Q. A priest whom I know has recently been named pastor of three parishes in a collaborative. This priest has said that he doesn’t believe in Hell, that he has “simply outgrown my need for Hell. I believe in God’s unconditional love.” What can I say to him? — J.W., Massachusetts.

A. Probably nothing that will convince him to change his mind; just pray for him. Yes, God’s love and mercy are beyond limit, but what of the person steeped in sin who has no desire to repent? There is such a thing as final impenitence, where a person boldly rejects God’s love and mercy right to the moment of death, and is therefore incapable of getting to Heaven.

This priest must surely be aware that Jesus talked more about Hell than about Heaven, using the word “Gehenna” to refer to the “unquenchable fire” (Mark 9:43), the “outer darkness, where there will be wailing and grinding of teeth” (Matt. 8:12), and “the fiery furnace, where there will be wailing and grinding of teeth” (Matt. 13:41-42). Speaking of the Last Judgment, Jesus warned that those who did not help the least of His brothers and sisters will be told, “Depart from me, you accursed, into the eternal fire prepared for the devil and his angels” (Matt. 25:41).
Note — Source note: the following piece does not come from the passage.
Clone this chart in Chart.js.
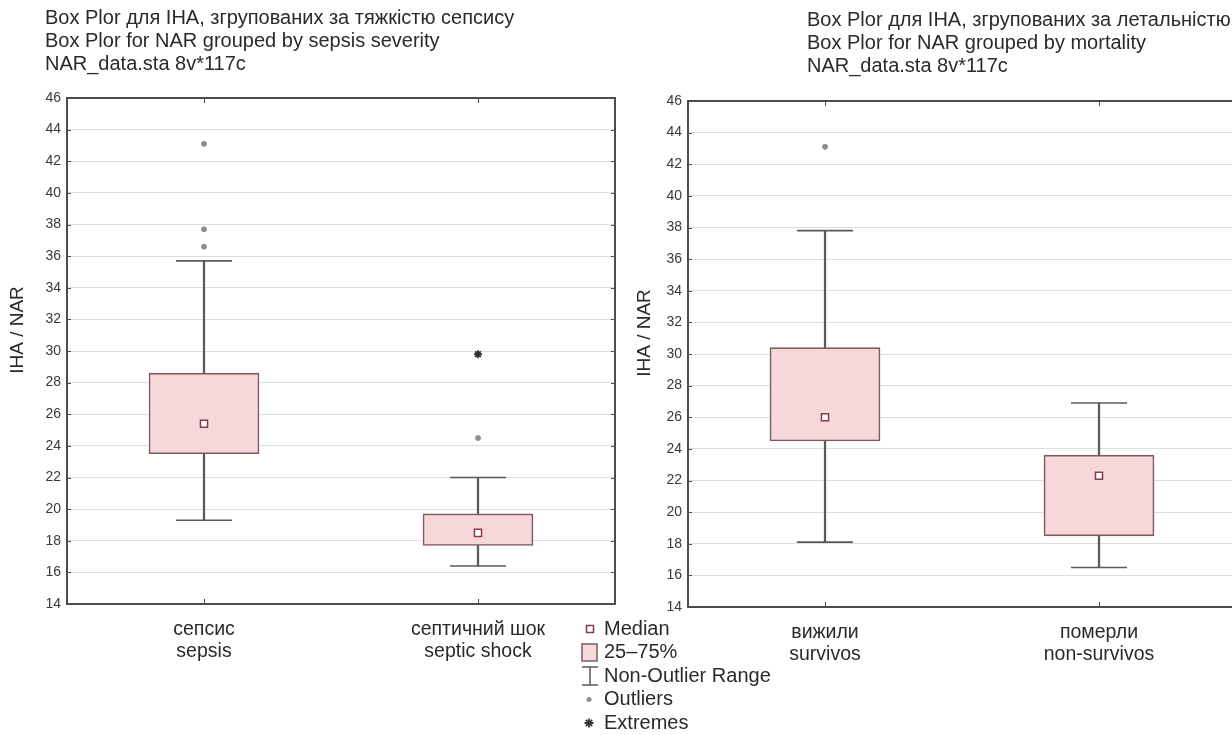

For this priest to state his unbelief in Hell is not only to mislead his parishioners but also to reject the explicit teaching of the Church, as stated clearly in the Catechism of the Catholic Church: “To die in mortal sin without repenting and accepting God’s merciful love means remaining separated from him for ever by our own free choice. This state of definitive self-exclusion from communion with God and the blessed is called ‘hell’” (n. 1033).

The Catechism also says that “the teaching of the Church affirms the existence of hell and its eternity” (n. 1035), and that those who fail to tell their people about the warnings of Sacred Scripture and the Church neglect to inform them about what the Catechism describes as “an urgent call to conversion” (n. 1036).